We've had discussions in the past about intergovernmental debt and whether/how-much it counts as "real debt", but for purposes of the debt ceiling it does not matter. Your earlier post mentioned the use of t-bills as part of how the coin(s) would be used. All I'm saying is that once t-bills are issued, it adds to the debt which is limited by the debt ceiling.

Yes, I understand. You are wrong. Not in my opinion, mind you, that's just not how the debt ceiling functions.

Huh? You just linked to a source which confirms what I just wrote:

"The Sum of debt held by public and debt held by government is the total federal debt".

Both of those are measures of outstanding T-bills Smash. WTF? How about instead of just linking to stuff and assuming it supports what you're saying, you actually find some quote which supports what you're saying? That would be a novel approach, wouldn't it?
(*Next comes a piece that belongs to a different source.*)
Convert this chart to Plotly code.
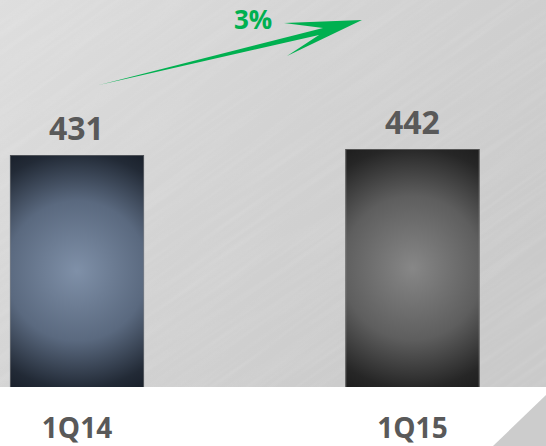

That's how it functions. It's not a secret. We don't have to "assume" we understand how it works by making wild guesses.

What's how it functions? You didn't actually say anything Smash. You just linked to a document. The total federal debt is the total dollar amount of all outstanding treasury bills. Period. There are two methods under which the treasury issues bills:

1. It borrows money from the public, typically to make up for a deficit. This is called "Debt held by public".

2. It borrows money from budgeted government programs. This happens when congress mandates that X dollars fund a given program, but the program has a surplus. instead of having congress pass a new law every time this happens, the treasury simply hands the program X dollars in T-bills, and takes the money out and re-allocates it to some other program. This is called "intergovernmental debt" (or "Debt held by Government" as the document you linked calls it).

Point being those are the only two ways that treasury bills exist, and their total is the total of federal debt. The debt ceiling caps federal debt. Therefore, if you increase the number of T-bills outstanding, you increase the federal debt. If your process to leverage the $1T coin through the Fed involves the treasury handing the Fed a $1T worth of T-bills as it's method of borrowing against the coin, then that process increases the federal debt by $1T. Period. You can't use that as a means to get around the debt ceiling.

For a guy who claims to understand economics and monetary theory, you're sure failing to grasp the most simple concepts here.